— Start of Collected data —
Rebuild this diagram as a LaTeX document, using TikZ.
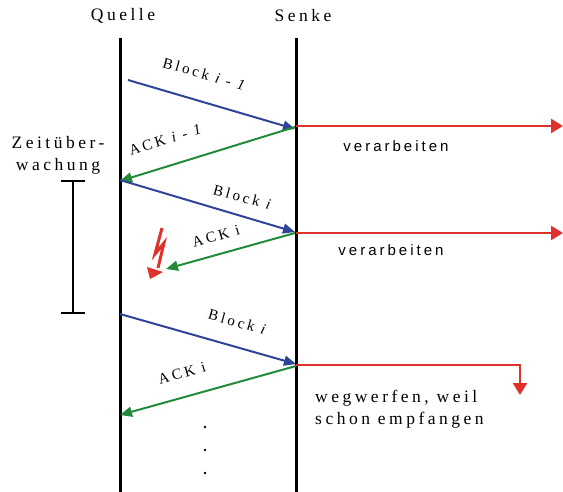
\documentclass[tikz,border=0pt]{standalone}
\usepackage{fontspec}
\setmainfont{Liberation Serif}
\newfontfamily\lsserif[LetterSpace=20]{Liberation Serif}
\newfontfamily\lssans[LetterSpace=20]{Liberation Sans}
\usetikzlibrary{arrows.meta}
\definecolor{msgblue}{RGB}{46,68,150}
\definecolor{ackgreen}{RGB}{34,139,58}
\definecolor{procred}{RGB}{224,50,45}
\newcommand{\wsp}{\hspace{0.45em}}
\begin{document}
\begin{tikzpicture}[x=1pt,y=-1pt,
  lifeline/.style={line width=3pt, black},
  blockmsg/.style={line width=2pt, msgblue, -{Triangle[length=12pt,width=10pt]}},
  ackmsg/.style={line width=2pt, ackgreen, -{Triangle[length=12pt,width=10pt]}},
  procline/.style={line width=2.5pt, procred, -{Triangle[length=12pt,width=14pt]}},
  bigtxt/.style={font=\lsserif\fontsize{17.5}{22}\selectfont, inner sep=0pt},
  msgtxt/.style={font=\lsserif\fontsize{15}{18}\selectfont, inner sep=0pt},
  sanstxt/.style={font=\lssans\fontsize{15}{18}\selectfont, inner sep=0pt}]
\useasboundingbox (0,0) rectangle (563,492);

% headings
\node[bigtxt] (quelle) at (123,16) {Quelle};
\node[bigtxt] (senke) at (303,16) {Senke};

% lifelines
\coordinate (qtop) at (120,38);
\coordinate (qbot) at (120,492);
\coordinate (stop) at (296,38);
\coordinate (sbot) at (296,492);
\draw[lifeline] (qtop) -- (qbot);
\draw[lifeline] (stop) -- (sbot);

% timeout
\node[bigtxt, align=center] (zeit) at (58,155) {Zeitüber-\\wachung};
\coordinate (ztop) at (73,181);
\coordinate (zbot) at (73,313);
\draw[line width=2.5pt] (ztop) -- (zbot);
\draw[line width=2.5pt] ([xshift=-12pt]ztop) -- ([xshift=12pt]ztop);
\draw[line width=2.5pt] ([xshift=-12pt]zbot) -- ([xshift=12pt]zbot);

% message endpoints
\coordinate (b1s) at (128,80);
\coordinate (b1e) at (295,129);
\coordinate (a1s) at (295,127);
\coordinate (a1e) at (120,181);
\coordinate (b2s) at (120,180);
\coordinate (b2e) at (295,232);
\coordinate (a2s) at (295,233);
\coordinate (a2e) at (166,269);
\coordinate (b3s) at (120,314);
\coordinate (b3e) at (296,364);
\coordinate (a3s) at (296,366);
\coordinate (a3e) at (120,415);

\draw[blockmsg] (b1s) -- (b1e);
\draw[ackmsg] (a1s) -- (a1e);
\draw[blockmsg] (b2s) -- (b2e);
\draw[ackmsg] (a2s) -- (a2e);
\draw[blockmsg] (b3s) -- (b3e);
\draw[ackmsg] (a3s) -- (a3e);

% message labels
\node[msgtxt, rotate=-16] (lb1) at (204,74) {Block\wsp{\itshape i\wsp-\wsp1}};
\node[msgtxt, rotate=17] (la1) at (165,140) {ACK\wsp{\itshape i\wsp-\wsp1}};
\node[msgtxt, rotate=-15] (lb2) at (242,197) {Block\wsp{\itshape i}};
\node[msgtxt, rotate=16] (la2) at (216,236) {ACK\wsp i};
\node[msgtxt, rotate=-16] (lb3) at (237,322) {Block\wsp{\itshape i}};
\node[msgtxt, rotate=16] (la3) at (182,373) {ACK\wsp i};

% processing arrows
\coordinate (r1s) at (296,126);
\coordinate (r1e) at (563,126);
\coordinate (r2s) at (296,233);
\coordinate (r2e) at (563,233);
\coordinate (r3s) at (296,365);
\coordinate (r3e) at (520,395);
\draw[procline] (r1s) -- (r1e);
\draw[procline] (r2s) -- (r2e);
\draw[procline] (r3s) -| (r3e);

\node[sanstxt] (v1) at (396,146) {verarbeiten};
\node[sanstxt] (v2) at (391,250) {verarbeiten};
\node[bigtxt, anchor=base west, align=left] (weg) at (315,424) {wegwerfen, weil\\schon empfangen};

% lightning (loss)
\draw[procred, line width=3pt, line join=miter, line cap=butt] (162,228) -- (155,254) -- (164,243) -- (158,268);
\fill[procred] (147,267) -- (163,272) -- (150,279) -- cycle;

% dots
\fill (205,427) circle (1.3pt);
\fill (205,450) circle (1.3pt);
\fill (205,473) circle (1.3pt);
\end{tikzpicture}
\end{document}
— End of Collected data —
=== Brief ===
Leave out the pictures, then repeat the listing above exactly from its first line to the line with "([xshift=-12pt]zbot) -- ([xshift=12pt]zbot);", inclusive.

=== Result ===
Rebuild this diagram as a LaTeX document, using TikZ.
\documentclass[tikz,border=0pt]{standalone}
\usepackage{fontspec}
\setmainfont{Liberation Serif}
\newfontfamily\lsserif[LetterSpace=20]{Liberation Serif}
\newfontfamily\lssans[LetterSpace=20]{Liberation Sans}
\usetikzlibrary{arrows.meta}
\definecolor{msgblue}{RGB}{46,68,150}
\definecolor{ackgreen}{RGB}{34,139,58}
\definecolor{procred}{RGB}{224,50,45}
\newcommand{\wsp}{\hspace{0.45em}}
\begin{document}
\begin{tikzpicture}[x=1pt,y=-1pt,
  lifeline/.style={line width=3pt, black},
  blockmsg/.style={line width=2pt, msgblue, -{Triangle[length=12pt,width=10pt]}},
  ackmsg/.style={line width=2pt, ackgreen, -{Triangle[length=12pt,width=10pt]}},
  procline/.style={line width=2.5pt, procred, -{Triangle[length=12pt,width=14pt]}},
  bigtxt/.style={font=\lsserif\fontsize{17.5}{22}\selectfont, inner sep=0pt},
  msgtxt/.style={font=\lsserif\fontsize{15}{18}\selectfont, inner sep=0pt},
  sanstxt/.style={font=\lssans\fontsize{15}{18}\selectfont, inner sep=0pt}]
\useasboundingbox (0,0) rectangle (563,492);

% headings
\node[bigtxt] (quelle) at (123,16) {Quelle};
\node[bigtxt] (senke) at (303,16) {Senke};

% lifelines
\coordinate (qtop) at (120,38);
\coordinate (qbot) at (120,492);
\coordinate (stop) at (296,38);
\coordinate (sbot) at (296,492);
\draw[lifeline] (qtop) -- (qbot);
\draw[lifeline] (stop) -- (sbot);

% timeout
\node[bigtxt, align=center] (zeit) at (58,155) {Zeitüber-\\wachung};
\coordinate (ztop) at (73,181);
\coordinate (zbot) at (73,313);
\draw[line width=2.5pt] (ztop) -- (zbot);
\draw[line width=2.5pt] ([xshift=-12pt]ztop) -- ([xshift=12pt]ztop);
\draw[line width=2.5pt] ([xshift=-12pt]zbot) -- ([xshift=12pt]zbot);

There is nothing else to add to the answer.